Flag constants (lines 61 to 130)
cpython 3.14 @ ab2d84fe1023/Lib/re/__init__.py#L61-130
class RegexFlag(enum.IntFlag):
A = ASCII = sre_constants.SRE_FLAG_ASCII
I = IGNORECASE = sre_constants.SRE_FLAG_IGNORECASE
L = LOCALE = sre_constants.SRE_FLAG_LOCALE
M = MULTILINE = sre_constants.SRE_FLAG_MULTILINE
S = DOTALL = sre_constants.SRE_FLAG_DOTALL
X = VERBOSE = sre_constants.SRE_FLAG_VERBOSE
U = UNICODE = sre_constants.SRE_FLAG_UNICODE
NOFLAG = 0
T = TEMPLATE = sre_constants.SRE_FLAG_TEMPLATE
All flag values are drawn from sre_constants so that the C engine and
the Python layer agree on their integer representations. Because
RegexFlag is an IntFlag, flags can be combined with | and tested
with &. The single-letter aliases (A, I, etc.) are canonical;
the long names are bound to the same member object, not a copy.
Convenience function delegation (lines 176 to 240)

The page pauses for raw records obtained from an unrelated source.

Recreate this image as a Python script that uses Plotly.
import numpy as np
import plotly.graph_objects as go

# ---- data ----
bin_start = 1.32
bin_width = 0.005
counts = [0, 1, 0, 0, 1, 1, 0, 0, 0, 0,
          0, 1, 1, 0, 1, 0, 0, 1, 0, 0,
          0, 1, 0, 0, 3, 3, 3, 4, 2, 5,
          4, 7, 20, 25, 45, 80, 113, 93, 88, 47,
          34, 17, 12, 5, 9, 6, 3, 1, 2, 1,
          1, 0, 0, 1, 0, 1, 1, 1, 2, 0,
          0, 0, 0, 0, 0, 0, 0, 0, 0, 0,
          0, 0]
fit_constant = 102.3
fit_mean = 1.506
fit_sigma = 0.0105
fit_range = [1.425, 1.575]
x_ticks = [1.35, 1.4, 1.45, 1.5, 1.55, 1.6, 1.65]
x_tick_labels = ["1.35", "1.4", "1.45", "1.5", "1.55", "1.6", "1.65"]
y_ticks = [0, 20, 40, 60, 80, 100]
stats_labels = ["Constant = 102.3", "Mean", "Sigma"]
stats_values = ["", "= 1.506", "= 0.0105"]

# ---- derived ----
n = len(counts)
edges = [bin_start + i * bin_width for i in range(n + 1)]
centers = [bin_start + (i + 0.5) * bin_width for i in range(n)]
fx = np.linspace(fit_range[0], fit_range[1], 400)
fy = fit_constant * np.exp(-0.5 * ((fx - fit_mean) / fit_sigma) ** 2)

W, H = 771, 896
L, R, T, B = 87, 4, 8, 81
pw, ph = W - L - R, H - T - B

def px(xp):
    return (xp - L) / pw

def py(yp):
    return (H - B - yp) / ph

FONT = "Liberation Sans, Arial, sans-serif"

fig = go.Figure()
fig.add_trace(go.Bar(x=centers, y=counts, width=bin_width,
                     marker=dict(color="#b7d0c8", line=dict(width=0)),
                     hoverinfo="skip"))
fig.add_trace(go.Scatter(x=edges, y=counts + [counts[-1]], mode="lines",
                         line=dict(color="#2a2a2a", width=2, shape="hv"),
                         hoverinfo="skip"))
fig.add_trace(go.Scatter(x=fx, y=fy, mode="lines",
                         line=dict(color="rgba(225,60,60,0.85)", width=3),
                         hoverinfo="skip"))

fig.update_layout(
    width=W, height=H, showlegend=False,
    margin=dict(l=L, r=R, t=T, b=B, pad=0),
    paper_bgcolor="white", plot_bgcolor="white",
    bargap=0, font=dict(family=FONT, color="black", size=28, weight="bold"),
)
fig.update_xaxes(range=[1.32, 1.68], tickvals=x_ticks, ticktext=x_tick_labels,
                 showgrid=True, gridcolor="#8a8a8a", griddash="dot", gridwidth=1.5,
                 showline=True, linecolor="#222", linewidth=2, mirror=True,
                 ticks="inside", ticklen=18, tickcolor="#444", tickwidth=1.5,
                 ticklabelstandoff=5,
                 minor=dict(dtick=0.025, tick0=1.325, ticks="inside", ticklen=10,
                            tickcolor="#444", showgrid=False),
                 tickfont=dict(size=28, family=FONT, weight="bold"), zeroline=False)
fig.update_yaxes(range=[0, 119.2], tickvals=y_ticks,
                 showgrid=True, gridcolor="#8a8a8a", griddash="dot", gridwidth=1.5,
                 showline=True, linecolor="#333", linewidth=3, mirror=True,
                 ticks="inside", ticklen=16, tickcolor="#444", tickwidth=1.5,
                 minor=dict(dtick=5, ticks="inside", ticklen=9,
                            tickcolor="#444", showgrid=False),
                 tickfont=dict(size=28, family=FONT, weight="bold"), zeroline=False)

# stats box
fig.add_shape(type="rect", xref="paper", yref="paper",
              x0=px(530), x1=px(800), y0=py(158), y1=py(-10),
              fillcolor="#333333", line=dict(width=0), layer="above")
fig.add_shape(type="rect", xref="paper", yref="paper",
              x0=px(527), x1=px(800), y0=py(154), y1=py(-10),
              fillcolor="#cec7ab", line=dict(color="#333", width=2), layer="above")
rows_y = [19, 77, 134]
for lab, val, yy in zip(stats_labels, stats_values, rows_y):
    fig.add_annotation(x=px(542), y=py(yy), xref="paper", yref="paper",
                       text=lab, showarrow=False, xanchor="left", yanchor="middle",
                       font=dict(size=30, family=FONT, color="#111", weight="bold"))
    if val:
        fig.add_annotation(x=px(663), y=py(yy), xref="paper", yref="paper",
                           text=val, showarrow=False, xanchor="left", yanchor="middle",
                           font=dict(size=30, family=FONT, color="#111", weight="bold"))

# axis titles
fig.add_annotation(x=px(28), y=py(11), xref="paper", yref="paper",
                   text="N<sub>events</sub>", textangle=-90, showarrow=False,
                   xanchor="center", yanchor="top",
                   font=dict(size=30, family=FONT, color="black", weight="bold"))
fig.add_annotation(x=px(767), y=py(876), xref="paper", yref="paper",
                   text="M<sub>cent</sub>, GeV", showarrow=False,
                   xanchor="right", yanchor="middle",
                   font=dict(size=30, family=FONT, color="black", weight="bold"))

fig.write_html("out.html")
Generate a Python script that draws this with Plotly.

cpython 3.14 @ ab2d84fe1023/Lib/re/__init__.py#L176-240
def match(pattern, string, flags=0):
"""Try to apply the pattern at the start of the string."""
return _compile(pattern, flags).match(string)
def fullmatch(pattern, string, flags=0):
"""Try to apply the pattern to all of the string."""
return _compile(pattern, flags).fullmatch(string)
def search(pattern, string, flags=0):
"""Scan through string looking for a match."""
return _compile(pattern, flags).search(string)
def sub(pattern, repl, string, count=0, flags=0):
"""Return the string obtained by replacing ... """
return _compile(pattern, flags).sub(repl, string, count)
Every convenience function calls _compile (not compile) directly so
the cache lookup is as cheap as possible. The real work happens in the
_sre.SRE_Pattern methods, which are implemented in C. The Python layer
adds nothing beyond the cache and the flag normalisation.